Cerise sur le gâteau, Kurt Elling nous gratifie en début de concert d’un « Poetic Jazz Memory » particulièrement bienvenu : pendant que ses musiciens égrènent tranquillement la mélodie de « It’s Easy To Remember », il endosse le rôle du récitant et, fort à propos, nous narre la rencontre entre les deux musiciens, ou comment ces hommes qui avaient fait connaissance une semaine plus tôt trouvent naturellement leurs marques avec un répertoire qu’ils connaissent sur le bout des doigts. Cette session où l’on parle en fumant et en plaisantant se déroulera dans les meilleures conditions, chaque titre ne nécessitant qu’une seule prise à l’exception de « You Are Too Beautiful », contrarié par l’envol d’une baguette d’Elvin Jones !

Dedicated To You est donc une double et belle occasion : découvrir Kurt Elling, chanteur hors du commun, dans un registre plus sobre et, pour ceux qui auraient réussi l’exploit d’ignorer le disque pendant plus de quarante-six ans, se délecter de l’incomparable John Coltrane & Johnny Hartman

par Denis Desassis // Publié le 14 septembre 2009

[1Impulse IMP11572.

[2On recommandera notamment l’écoute de son très beau Man In The Air, paru en 2003, où il s’offre le luxe d’écrire non sans brio des paroles sur le chorus de Coltrane dans « Resolution », un des mouvements de A Love Supreme. De même, l’étendue de son registre vocal et de son talent éclate au grand jour lorsqu’il s’attaque à une magnifique reprise du « Minuano » de Pat Metheny ou à « A Remark You Made » de Weather Report.

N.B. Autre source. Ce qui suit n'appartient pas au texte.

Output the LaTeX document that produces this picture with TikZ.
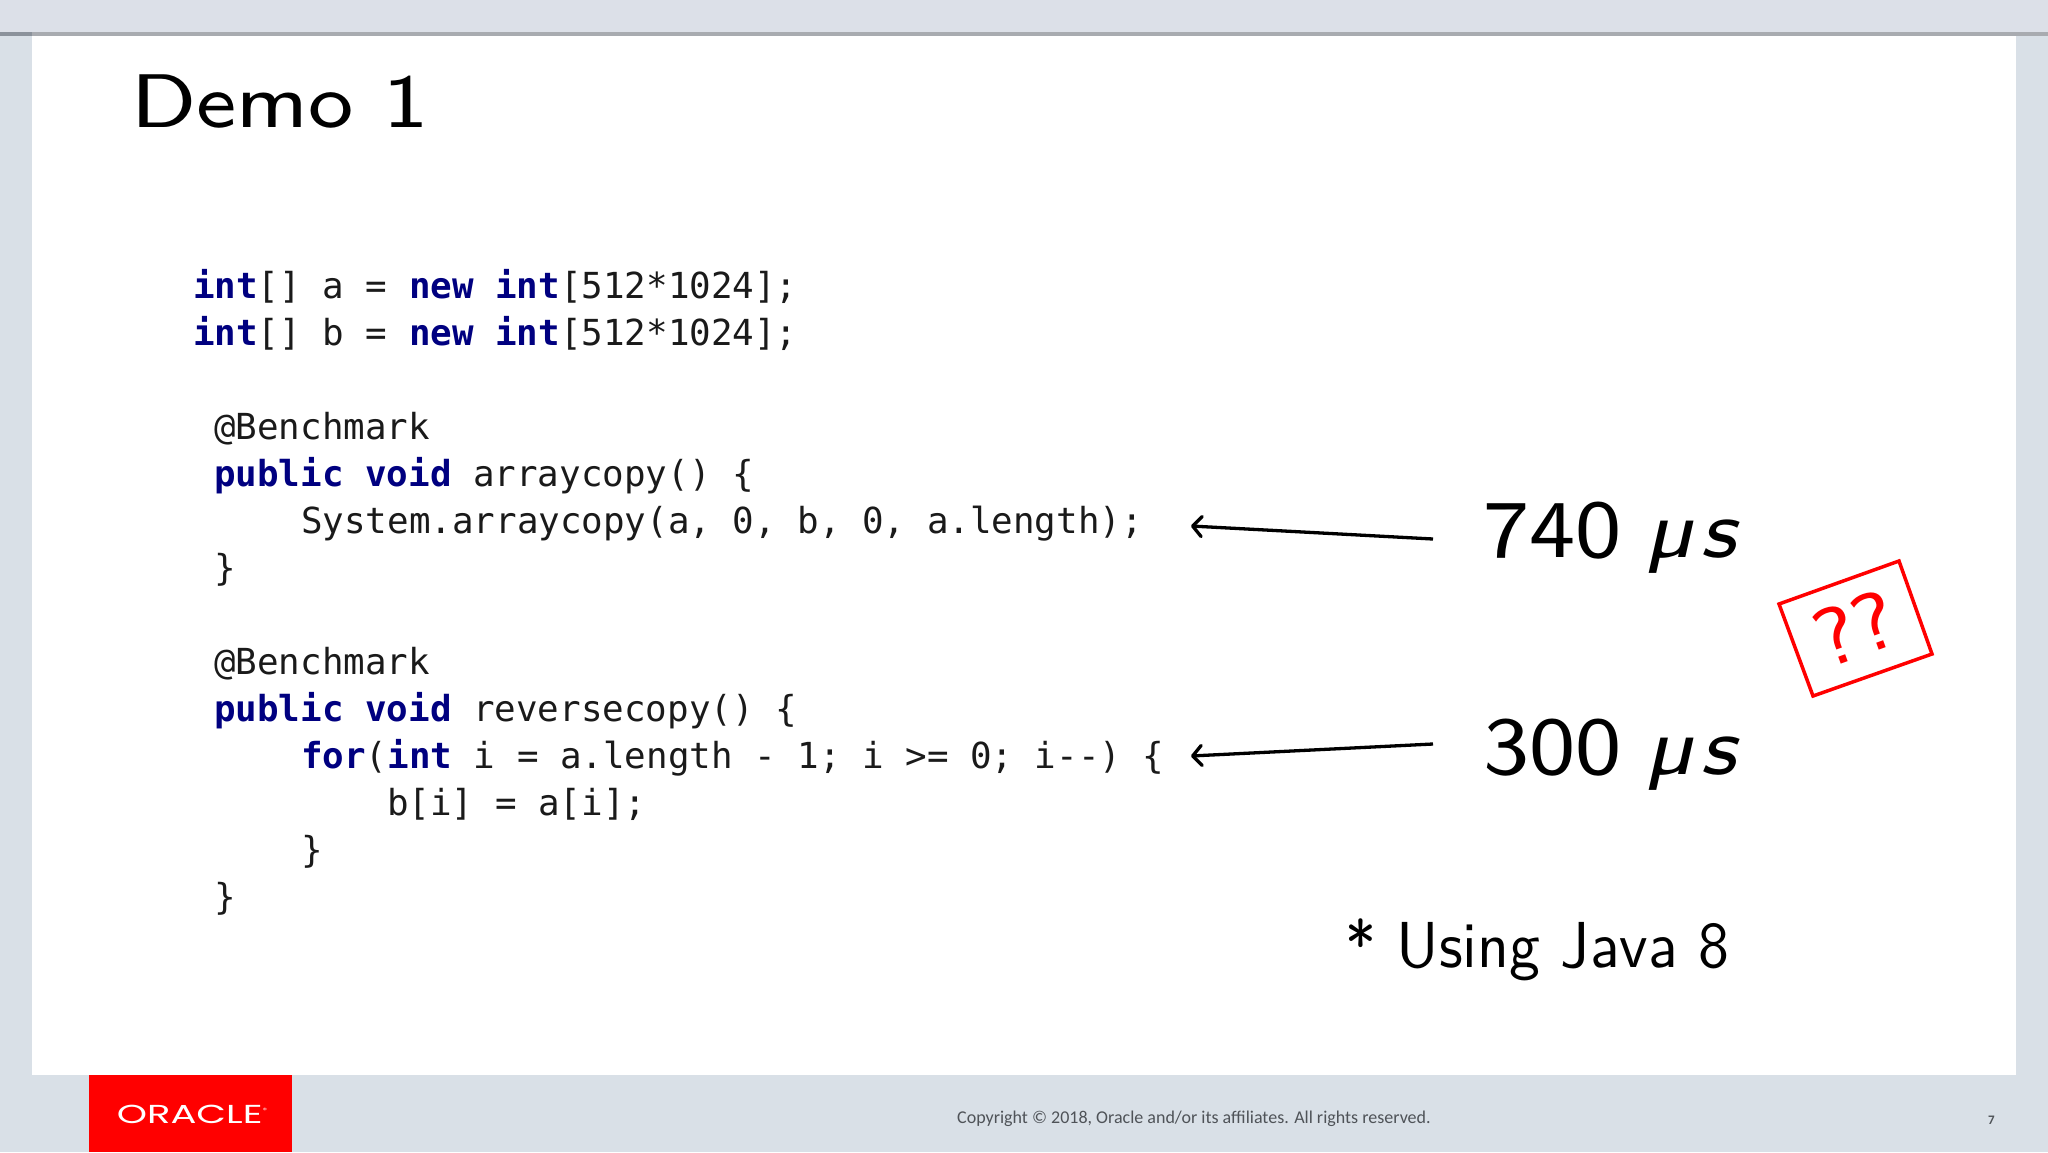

[3« They Say It’s Wonderful », « Dedicated To You », « My One And Only Love », « Lush Life », « You Are Too Beautiful » et « Autumn Serenade ». La session du 7 mars 1963 comportait un septième titre, « Afro Blue », qui n’a pas été publié.

[4Signalons que projet initial de Dedicated To You reposait strictement sur un quatuor à cordes et une contrebasse.